-------- PROVIDED DATA
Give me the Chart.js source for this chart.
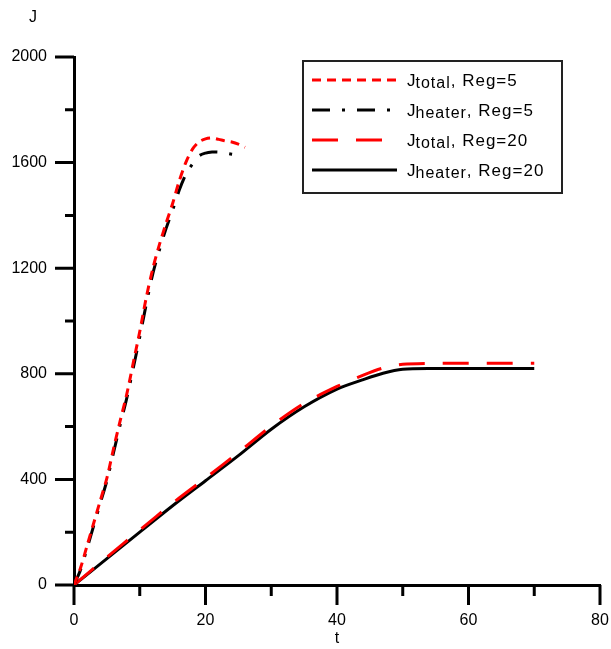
<!DOCTYPE html>
<html>
<head>
<meta charset="utf-8">
<script src="https://cdn.jsdelivr.net/npm/chart.js@4"></script>
<style>
  body { margin: 0; background: #fff; }
  #wrap { width: 611px; height: 649px; }
</style>
</head>
<body>
<div id="wrap"><canvas id="chart" width="611" height="649"></canvas></div>
<script>
// Reg=5 curves
const tTotal5 = [0, 1, 2, 3, 4, 5, 6, 7, 8, 9, 10, 11, 12, 13, 14, 15, 16, 17, 18, 19, 20, 21, 22, 23, 24, 25, 26];
const jTotal5 = [0, 65, 150, 235, 320, 405, 515, 620, 720, 840, 960, 1090, 1200, 1290, 1370, 1445, 1530, 1600, 1650, 1678, 1690, 1693, 1688, 1682, 1678, 1670, 1658];
const tHeater5 = [0, 1, 2, 3, 4, 5, 6, 7, 8, 9, 10, 11, 12, 13, 14, 15, 16, 17, 17.6, 19, 20, 21, 22, 23, 24, 25, 25.6];
const jHeater5 = [0, 58, 140, 225, 310, 395, 500, 605, 705, 820, 940, 1065, 1180, 1270, 1350, 1420, 1495, 1555, 1580, 1625, 1636, 1640, 1640, 1636, 1632, 1628, 1622];
// Reg=20 curves
const tTotal20 = [0, 5, 10, 15, 20, 25, 30, 35, 40, 44, 47, 50, 55, 60, 65, 70];
const jTotal20 = [0, 105, 208, 310, 405, 502, 602, 688, 752, 795, 822, 836, 840, 840, 840, 840];
const tHeater20 = [0, 5, 10, 15, 20, 25, 30, 35, 40, 44, 47, 50, 55, 60, 65, 70];
const jHeater20 = [0, 100, 200, 300, 395, 490, 590, 675, 742, 778, 802, 817, 820, 820, 820, 820];

const xTicks = [0, 20, 40, 60, 80];
const yTicks = [0, 400, 800, 1200, 1600, 2000];

const pts = (ts, js) => ts.map((t, i) => ({ x: t, y: js[i] }));

const series = [
  { sub: 'total', reg: '5', color: '#ff0000', dash: [9, 6], data: pts(tTotal5, jTotal5) },
  { sub: 'heater', reg: '5', color: '#000000', dash: [18, 12, 3, 12], data: pts(tHeater5, jHeater5) },
  { sub: 'total', reg: '20', color: '#ff0000', dash: [26, 18], data: pts(tTotal20, jTotal20) },
  { sub: 'heater', reg: '20', color: '#000000', dash: [], data: pts(tHeater20, jHeater20) },
];

const FONT = '"Liberation Sans", Arial, sans-serif';

// ticks, axis names and the boxed legend
const decor = {
  id: 'decor',
  afterDraw(chart) {
    const ctx = chart.ctx;
    const xs = chart.scales.x, ys = chart.scales.y;
    const x0 = xs.getPixelForValue(0), y0 = ys.getPixelForValue(0);
    ctx.save();
    ctx.strokeStyle = '#000';
    ctx.lineWidth = 3;
    ctx.lineCap = 'butt';
    ctx.beginPath();
    for (let v = 0; v <= 2000; v += 200) {
      const y = ys.getPixelForValue(v);
      const len = v % 400 === 0 ? 19 : 9;
      ctx.moveTo(x0 - len, y);
      ctx.lineTo(x0, y);
    }
    for (let v = 0; v <= 80; v += 10) {
      const x = xs.getPixelForValue(v);
      const len = v % 20 === 0 ? 20 : 11;
      ctx.moveTo(x, y0);
      ctx.lineTo(x, y0 + len);
    }
    ctx.stroke();

    ctx.fillStyle = '#000';
    ctx.font = '16px ' + FONT;
    ctx.textAlign = 'center';
    ctx.textBaseline = 'middle';
    ctx.fillText('J', 33, 18);
    ctx.fillText('t', xs.getPixelForValue(40), 639);

    // legend
    const bx = 303, by = 61, bw = 259, bh = 132;
    ctx.lineWidth = 2;
    ctx.strokeStyle = '#222';
    ctx.strokeRect(bx, by, bw, bh);
    ctx.letterSpacing = '1px';
    series.forEach((s, i) => {
      const y = 80 + i * 30;
      ctx.strokeStyle = s.color;
      ctx.lineWidth = 3;
      ctx.setLineDash(s.dash);
      ctx.beginPath();
      ctx.moveTo(312, y);
      ctx.lineTo(397, y);
      ctx.stroke();
      ctx.setLineDash([]);
      ctx.textAlign = 'left';
      ctx.textBaseline = 'alphabetic';
      ctx.font = '17px ' + FONT;
      let x = 407;
      ctx.fillText('J', x, y + 6);
      x += ctx.measureText('J').width - 1;
      ctx.font = '16px ' + FONT;
      ctx.fillText(s.sub, x, y + 8);
      x += ctx.measureText(s.sub).width;
      ctx.font = '17px ' + FONT;
      ctx.fillText(', Reg=' + s.reg, x, y + 6);
    });
    ctx.restore();
  }
};

new Chart(document.getElementById('chart'), {
  type: 'line',
  data: {
    datasets: series.map(s => ({
      label: 'J' + s.sub + ', Reg=' + s.reg,
      data: s.data,
      borderColor: s.color,
      borderDash: s.dash,
      borderWidth: 3,
      pointRadius: 0,
      tension: 0.3,
      fill: false,
    })),
  },
  options: {
    responsive: false,
    animation: false,
    layout: { padding: { top: 57, right: 11, left: 0, bottom: 0 } },
    plugins: { legend: { display: false }, tooltip: { enabled: false } },
    scales: {
      x: {
        type: 'linear',
        min: 0,
        max: 80,
        afterBuildTicks: s => { s.ticks = xTicks.map(v => ({ value: v })); },
        afterFit: s => { s.height = 64; s.paddingLeft = 0; s.paddingRight = 0; },
        ticks: { color: '#000', font: { size: 16, family: FONT }, padding: 26, maxRotation: 0, callback: v => String(v) },
        grid: { display: true, drawOnChartArea: false, drawTicks: false },
        border: { color: '#000', width: 3 },
      },
      y: {
        min: 0,
        max: 2000,
        afterBuildTicks: s => { s.ticks = yTicks.map(v => ({ value: v })); },
        afterFit: s => { s.width = 74; s.paddingTop = 0; s.paddingBottom = 0; },
        ticks: { color: '#000', font: { size: 16, family: FONT }, padding: 27, callback: v => String(v) },
        grid: { display: true, drawOnChartArea: false, drawTicks: false },
        border: { color: '#000', width: 3 },
      },
    },
  },
  plugins: [decor],
});
</script>
</body>
</html>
----------------
TASK:
Only the lines from the start of the material through the line containing "const yTicks = [0, 400, 800, 1200, 1600, 2000];" should be transcribed. Pictures stay out.

SOLUTION TO THIS PROBLEM:
Give me the Chart.js source for this chart.
<!DOCTYPE html>
<html>
<head>
<meta charset="utf-8">
<script src="https://cdn.jsdelivr.net/npm/chart.js@4"></script>
<style>
  body { margin: 0; background: #fff; }
  #wrap { width: 611px; height: 649px; }
</style>
</head>
<body>
<div id="wrap"><canvas id="chart" width="611" height="649"></canvas></div>
<script>
// Reg=5 curves
const tTotal5 = [0, 1, 2, 3, 4, 5, 6, 7, 8, 9, 10, 11, 12, 13, 14, 15, 16, 17, 18, 19, 20, 21, 22, 23, 24, 25, 26];
const jTotal5 = [0, 65, 150, 235, 320, 405, 515, 620, 720, 840, 960, 1090, 1200, 1290, 1370, 1445, 1530, 1600, 1650, 1678, 1690, 1693, 1688, 1682, 1678, 1670, 1658];
const tHeater5 = [0, 1, 2, 3, 4, 5, 6, 7, 8, 9, 10, 11, 12, 13, 14, 15, 16, 17, 17.6, 19, 20, 21, 22, 23, 24, 25, 25.6];
const jHeater5 = [0, 58, 140, 225, 310, 395, 500, 605, 705, 820, 940, 1065, 1180, 1270, 1350, 1420, 1495, 1555, 1580, 1625, 1636, 1640, 1640, 1636, 1632, 1628, 1622];
// Reg=20 curves
const tTotal20 = [0, 5, 10, 15, 20, 25, 30, 35, 40, 44, 47, 50, 55, 60, 65, 70];
const jTotal20 = [0, 105, 208, 310, 405, 502, 602, 688, 752, 795, 822, 836, 840, 840, 840, 840];
const tHeater20 = [0, 5, 10, 15, 20, 25, 30, 35, 40, 44, 47, 50, 55, 60, 65, 70];
const jHeater20 = [0, 100, 200, 300, 395, 490, 590, 675, 742, 778, 802, 817, 820, 820, 820, 820];

const xTicks = [0, 20, 40, 60, 80];
const yTicks = [0, 400, 800, 1200, 1600, 2000];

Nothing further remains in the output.